Way back in the 1950's it used to be the most common crypt in America. In fact, it was almost the only one. This was long before CO2 additions and fertilization, and at that time it was also considered anathema to put any soil in your tank. The plants back then had very dark blue-green leaves with intense purple undersides. I wish I could find that variety now. The variety I see today is a taller plant with less brilliant colors as in the picture below. Growing conditions are: moderately hard water, no CO2, low fish load---just a few tetras, some soil under the gravel, no fertilization, low light.


----------



## PaiNai (Feb 23, 2007)

"Way back in the 1950's it used to be the most common crypt in America" - I can confirm this from the Czech Republic (Czechoslovakia by then). When I was a kid – in early seventees – all my class mates (fellow hobbyists) had their aquariums filled with dense crypt bush. You can imagine the hard conditons school kids can prepare for their plants – too cold water (water heaters were expensive then), not enough light, too many fish in the tanks + overfeeding... And the crypts did very very well, in normal untreated Prague tap water. Something has changed since then and now I consider affinis rather difficult and much more easier to melt than other species.


----------



## HeyPK (Jan 23, 2004)

In my tank (picture above was taken in 1967) _C. affinis_ apparently thrived under conditions of low nutrients. I think that a lot of crypts do. PaiNai's observations, however, contradict that because the Czechlslovakian crypts are reproted as doing well in tanks with heavy fish loads. Were these crypts _C. affinis_, PaiNai?
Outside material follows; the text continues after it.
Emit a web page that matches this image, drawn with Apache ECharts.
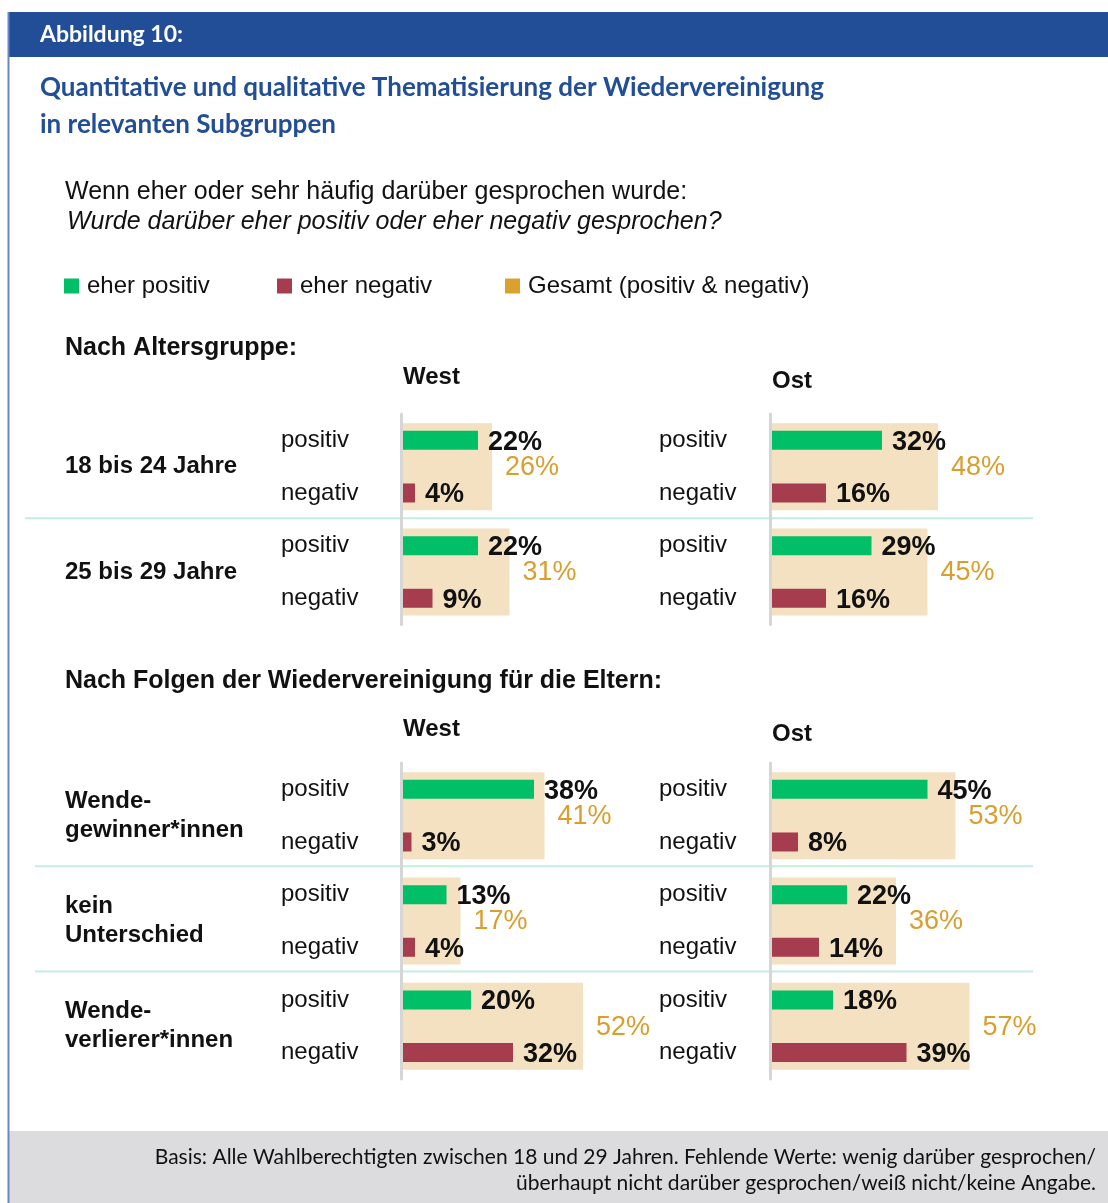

The ones that do well for us submersed these days might be tolerant of high nutrients. I have no idea what it is about high nutrients that could be harmful. I don't think that there is very much in the plant nutrietion research literature about plants being harmed by nutrient levels that are high but not so high as to cause osmotic damage to tissue. Possibly high ammonia is harmful and the others much less so. These statements are all hypotheses.


----------



## JKUK (Feb 16, 2007)

In one of my tanks I have some of the old _C. affinis_ with the bright red undersides. These plants are from stocks which date back into the 1960's, these too are very prone to melting. Recently I noticed that the aquarium was getting some direct afternoon sunlight, so I decided to shade it from this.
Within days they were melting all over the place. They seem a little less prone once well established, and definately grow back better and faster.


----------



## will5 (Oct 26, 2005)

*Hi*

Well the the one i bought in a bag was planted in a baby food jar and once i got it home i left it in the "pot". The i noticed it was not one but four plants. Two adults and two babies.  Go me it's my birthday. arty: All for three bucks and that not bad in my book.


----------